## Task directions
Leaving out every picture, retype the lines below from the top through the one that contains "radius=77, y radius=47];".

(Rows from a dataset)
........
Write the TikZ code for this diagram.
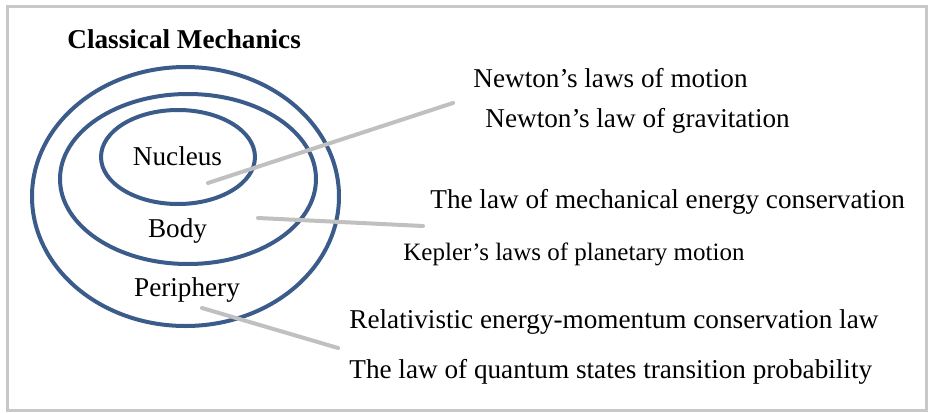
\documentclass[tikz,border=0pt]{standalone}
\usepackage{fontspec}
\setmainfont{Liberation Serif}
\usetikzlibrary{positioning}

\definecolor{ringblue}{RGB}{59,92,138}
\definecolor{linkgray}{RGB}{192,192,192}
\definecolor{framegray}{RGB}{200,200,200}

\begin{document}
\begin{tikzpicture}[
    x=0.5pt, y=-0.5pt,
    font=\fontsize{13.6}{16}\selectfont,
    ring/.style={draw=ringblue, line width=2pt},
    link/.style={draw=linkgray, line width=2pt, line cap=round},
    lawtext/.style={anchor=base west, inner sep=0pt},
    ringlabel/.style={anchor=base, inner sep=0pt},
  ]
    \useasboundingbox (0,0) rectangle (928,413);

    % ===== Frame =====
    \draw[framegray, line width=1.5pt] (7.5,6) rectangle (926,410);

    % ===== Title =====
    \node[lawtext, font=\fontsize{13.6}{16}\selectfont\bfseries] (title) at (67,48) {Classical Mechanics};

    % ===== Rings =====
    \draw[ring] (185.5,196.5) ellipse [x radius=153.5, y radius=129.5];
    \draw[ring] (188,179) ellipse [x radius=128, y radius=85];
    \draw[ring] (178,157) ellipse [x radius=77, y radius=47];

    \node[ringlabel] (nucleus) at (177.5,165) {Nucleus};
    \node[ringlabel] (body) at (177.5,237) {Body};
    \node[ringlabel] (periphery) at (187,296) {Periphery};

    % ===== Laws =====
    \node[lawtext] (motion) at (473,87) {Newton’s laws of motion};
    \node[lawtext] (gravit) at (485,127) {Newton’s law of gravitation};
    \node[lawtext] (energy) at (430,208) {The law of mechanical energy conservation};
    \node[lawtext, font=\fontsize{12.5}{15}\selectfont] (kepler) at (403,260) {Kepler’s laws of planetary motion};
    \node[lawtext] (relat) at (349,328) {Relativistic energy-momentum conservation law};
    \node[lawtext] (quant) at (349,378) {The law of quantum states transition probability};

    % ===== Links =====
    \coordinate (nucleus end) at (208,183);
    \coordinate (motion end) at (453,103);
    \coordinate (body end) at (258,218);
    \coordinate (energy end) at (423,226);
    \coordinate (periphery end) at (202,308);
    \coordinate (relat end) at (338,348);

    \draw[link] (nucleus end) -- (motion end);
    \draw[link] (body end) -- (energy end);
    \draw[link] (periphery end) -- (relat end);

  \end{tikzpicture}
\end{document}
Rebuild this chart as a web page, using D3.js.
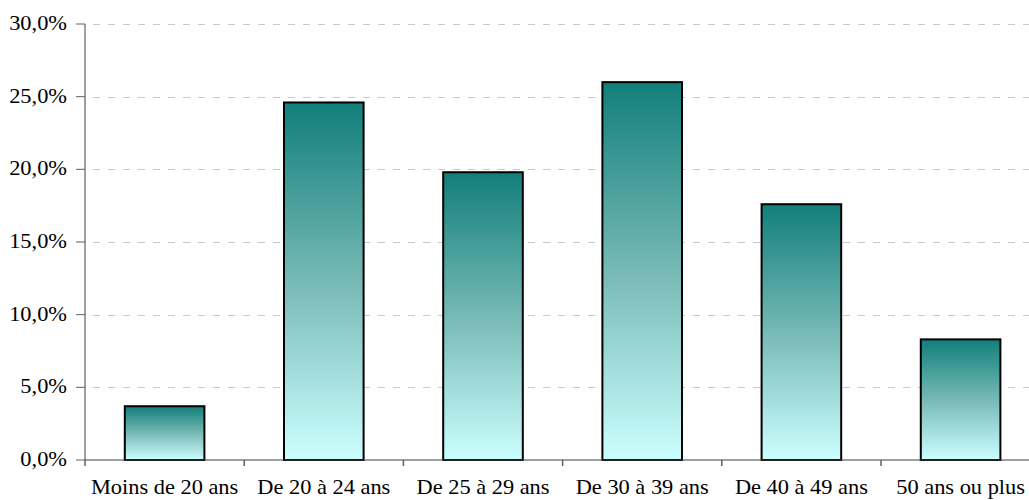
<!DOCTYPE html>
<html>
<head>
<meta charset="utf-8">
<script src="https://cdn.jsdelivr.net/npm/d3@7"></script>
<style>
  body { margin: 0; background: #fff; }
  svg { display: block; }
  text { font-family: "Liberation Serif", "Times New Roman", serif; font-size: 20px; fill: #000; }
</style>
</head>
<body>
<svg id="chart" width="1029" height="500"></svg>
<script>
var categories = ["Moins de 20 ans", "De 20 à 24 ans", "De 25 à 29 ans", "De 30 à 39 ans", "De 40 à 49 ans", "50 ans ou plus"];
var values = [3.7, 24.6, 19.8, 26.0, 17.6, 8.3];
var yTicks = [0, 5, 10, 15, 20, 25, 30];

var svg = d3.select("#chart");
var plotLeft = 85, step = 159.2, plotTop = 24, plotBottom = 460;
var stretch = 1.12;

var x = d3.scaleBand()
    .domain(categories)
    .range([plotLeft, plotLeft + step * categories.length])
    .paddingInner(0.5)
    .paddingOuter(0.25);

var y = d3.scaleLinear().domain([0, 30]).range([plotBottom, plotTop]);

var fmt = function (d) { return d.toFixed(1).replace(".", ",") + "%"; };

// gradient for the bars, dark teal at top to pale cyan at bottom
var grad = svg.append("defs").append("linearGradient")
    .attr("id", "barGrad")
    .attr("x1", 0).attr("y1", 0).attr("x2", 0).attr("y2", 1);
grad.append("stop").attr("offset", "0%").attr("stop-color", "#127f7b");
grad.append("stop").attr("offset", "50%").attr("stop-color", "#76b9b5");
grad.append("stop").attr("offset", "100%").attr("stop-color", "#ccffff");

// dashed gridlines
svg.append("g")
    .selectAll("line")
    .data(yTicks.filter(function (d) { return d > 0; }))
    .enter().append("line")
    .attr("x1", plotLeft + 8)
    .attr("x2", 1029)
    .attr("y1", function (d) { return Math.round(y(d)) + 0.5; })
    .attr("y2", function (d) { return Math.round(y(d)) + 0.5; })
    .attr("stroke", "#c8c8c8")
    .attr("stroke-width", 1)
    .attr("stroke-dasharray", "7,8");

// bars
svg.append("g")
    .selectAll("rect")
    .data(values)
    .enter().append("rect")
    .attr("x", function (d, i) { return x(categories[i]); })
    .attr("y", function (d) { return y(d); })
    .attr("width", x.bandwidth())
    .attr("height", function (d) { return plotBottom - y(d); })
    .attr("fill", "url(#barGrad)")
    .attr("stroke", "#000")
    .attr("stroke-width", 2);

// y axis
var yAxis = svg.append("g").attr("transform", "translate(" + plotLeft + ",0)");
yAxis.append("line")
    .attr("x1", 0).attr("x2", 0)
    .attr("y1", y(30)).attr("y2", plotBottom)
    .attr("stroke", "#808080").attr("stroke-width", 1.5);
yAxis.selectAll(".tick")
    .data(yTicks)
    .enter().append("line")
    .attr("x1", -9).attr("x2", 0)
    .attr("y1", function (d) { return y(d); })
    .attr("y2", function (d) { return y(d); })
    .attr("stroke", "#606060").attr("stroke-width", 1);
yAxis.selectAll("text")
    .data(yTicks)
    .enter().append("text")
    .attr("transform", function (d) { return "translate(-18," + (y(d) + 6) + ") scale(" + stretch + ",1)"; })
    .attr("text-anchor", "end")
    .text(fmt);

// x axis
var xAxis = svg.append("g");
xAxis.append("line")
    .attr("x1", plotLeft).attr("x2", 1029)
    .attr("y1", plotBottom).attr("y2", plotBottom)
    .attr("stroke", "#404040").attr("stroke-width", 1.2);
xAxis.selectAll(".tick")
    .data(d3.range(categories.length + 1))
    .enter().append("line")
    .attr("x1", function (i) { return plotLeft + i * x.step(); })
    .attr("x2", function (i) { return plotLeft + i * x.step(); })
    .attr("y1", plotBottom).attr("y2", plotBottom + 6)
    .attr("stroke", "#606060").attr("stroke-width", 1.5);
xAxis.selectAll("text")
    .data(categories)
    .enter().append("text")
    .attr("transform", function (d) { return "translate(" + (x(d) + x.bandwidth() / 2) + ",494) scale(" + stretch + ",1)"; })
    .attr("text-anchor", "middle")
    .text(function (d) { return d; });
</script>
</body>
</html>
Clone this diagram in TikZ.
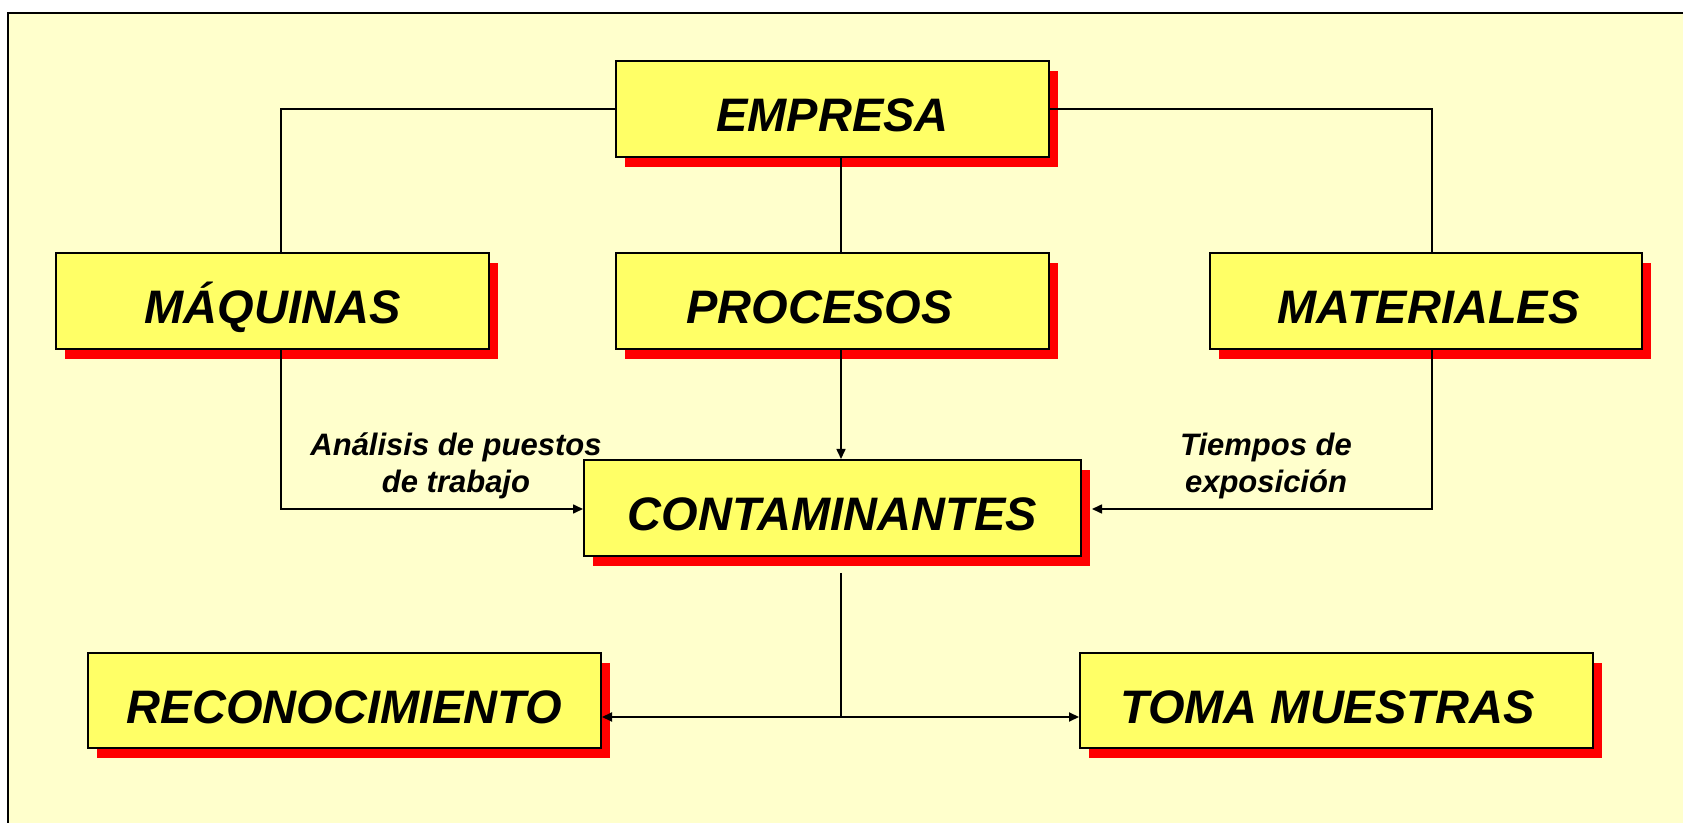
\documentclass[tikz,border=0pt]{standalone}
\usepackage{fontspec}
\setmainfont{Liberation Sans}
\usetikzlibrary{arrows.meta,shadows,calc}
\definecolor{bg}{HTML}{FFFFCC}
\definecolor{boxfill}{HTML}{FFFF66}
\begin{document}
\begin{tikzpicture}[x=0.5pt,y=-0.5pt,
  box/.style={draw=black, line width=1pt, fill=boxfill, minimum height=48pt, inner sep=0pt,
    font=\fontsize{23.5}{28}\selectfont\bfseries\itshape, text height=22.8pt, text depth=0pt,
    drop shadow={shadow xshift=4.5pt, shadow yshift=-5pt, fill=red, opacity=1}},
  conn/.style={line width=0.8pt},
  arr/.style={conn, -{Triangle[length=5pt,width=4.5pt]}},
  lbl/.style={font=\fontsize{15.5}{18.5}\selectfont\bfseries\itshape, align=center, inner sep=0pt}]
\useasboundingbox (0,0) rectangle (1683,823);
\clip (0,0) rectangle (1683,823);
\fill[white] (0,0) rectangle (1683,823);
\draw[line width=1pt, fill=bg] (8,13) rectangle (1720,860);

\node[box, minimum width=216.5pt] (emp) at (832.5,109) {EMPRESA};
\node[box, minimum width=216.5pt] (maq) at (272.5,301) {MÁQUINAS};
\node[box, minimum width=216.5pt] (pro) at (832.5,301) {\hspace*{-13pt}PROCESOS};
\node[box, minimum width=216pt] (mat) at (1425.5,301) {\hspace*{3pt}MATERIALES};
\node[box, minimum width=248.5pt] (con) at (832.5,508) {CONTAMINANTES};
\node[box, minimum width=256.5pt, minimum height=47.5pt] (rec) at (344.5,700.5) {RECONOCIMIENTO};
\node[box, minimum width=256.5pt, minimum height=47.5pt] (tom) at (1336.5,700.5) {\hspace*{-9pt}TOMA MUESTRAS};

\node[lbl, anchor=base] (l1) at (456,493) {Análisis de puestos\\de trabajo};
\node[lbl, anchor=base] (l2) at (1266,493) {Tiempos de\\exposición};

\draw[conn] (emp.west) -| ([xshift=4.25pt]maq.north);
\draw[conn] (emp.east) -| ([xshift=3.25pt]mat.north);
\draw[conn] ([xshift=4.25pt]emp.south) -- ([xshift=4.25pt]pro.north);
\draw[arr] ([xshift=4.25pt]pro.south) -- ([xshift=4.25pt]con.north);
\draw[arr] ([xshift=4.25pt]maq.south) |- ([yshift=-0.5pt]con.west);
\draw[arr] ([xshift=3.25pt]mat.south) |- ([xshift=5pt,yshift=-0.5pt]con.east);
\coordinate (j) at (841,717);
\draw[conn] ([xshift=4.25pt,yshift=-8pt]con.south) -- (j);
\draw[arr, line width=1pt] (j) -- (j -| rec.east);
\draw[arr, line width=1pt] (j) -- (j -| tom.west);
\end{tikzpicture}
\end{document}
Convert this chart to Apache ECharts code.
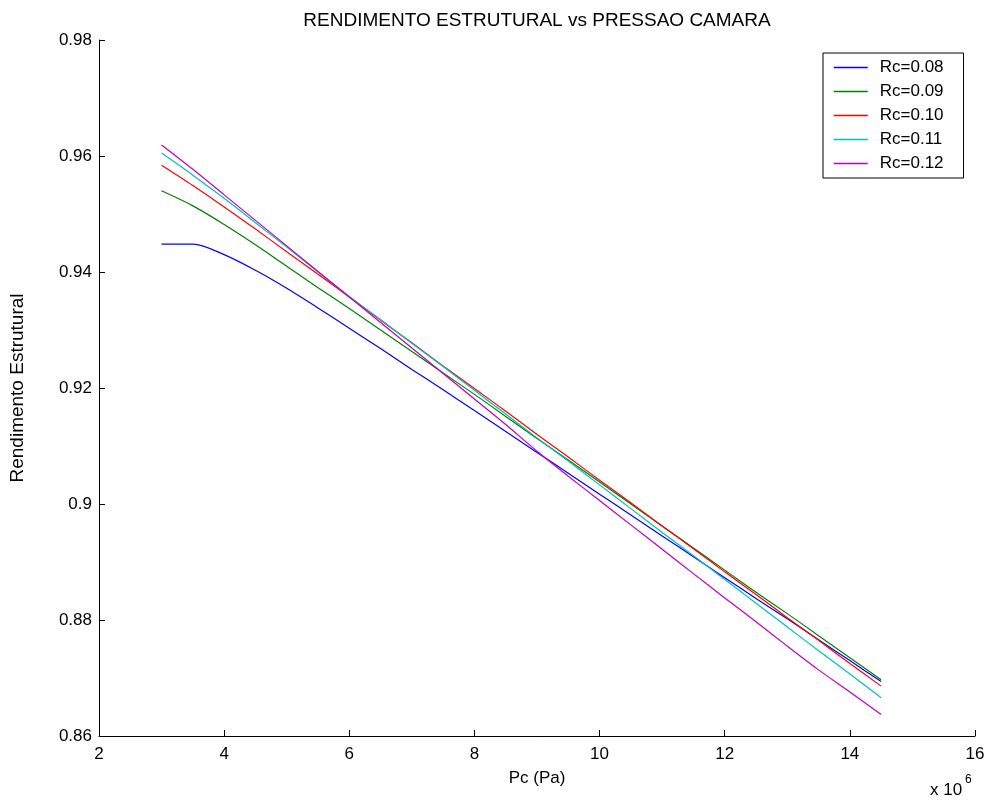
........
## Result
Write the TikZ code for this diagram.
\documentclass[tikz,border=0pt]{standalone}
\usepackage{fontspec}
\setmainfont{Liberation Serif}
\usetikzlibrary{positioning}

\definecolor{ringblue}{RGB}{59,92,138}
\definecolor{linkgray}{RGB}{192,192,192}
\definecolor{framegray}{RGB}{200,200,200}

\begin{document}
\begin{tikzpicture}[
    x=0.5pt, y=-0.5pt,
    font=\fontsize{13.6}{16}\selectfont,
    ring/.style={draw=ringblue, line width=2pt},
    link/.style={draw=linkgray, line width=2pt, line cap=round},
    lawtext/.style={anchor=base west, inner sep=0pt},
    ringlabel/.style={anchor=base, inner sep=0pt},
  ]
    \useasboundingbox (0,0) rectangle (928,413);

    % ===== Frame =====
    \draw[framegray, line width=1.5pt] (7.5,6) rectangle (926,410);

    % ===== Title =====
    \node[lawtext, font=\fontsize{13.6}{16}\selectfont\bfseries] (title) at (67,48) {Classical Mechanics};

    % ===== Rings =====
    \draw[ring] (185.5,196.5) ellipse [x radius=153.5, y radius=129.5];
    \draw[ring] (188,179) ellipse [x radius=128, y radius=85];
    \draw[ring] (178,157) ellipse [x radius=77, y radius=47];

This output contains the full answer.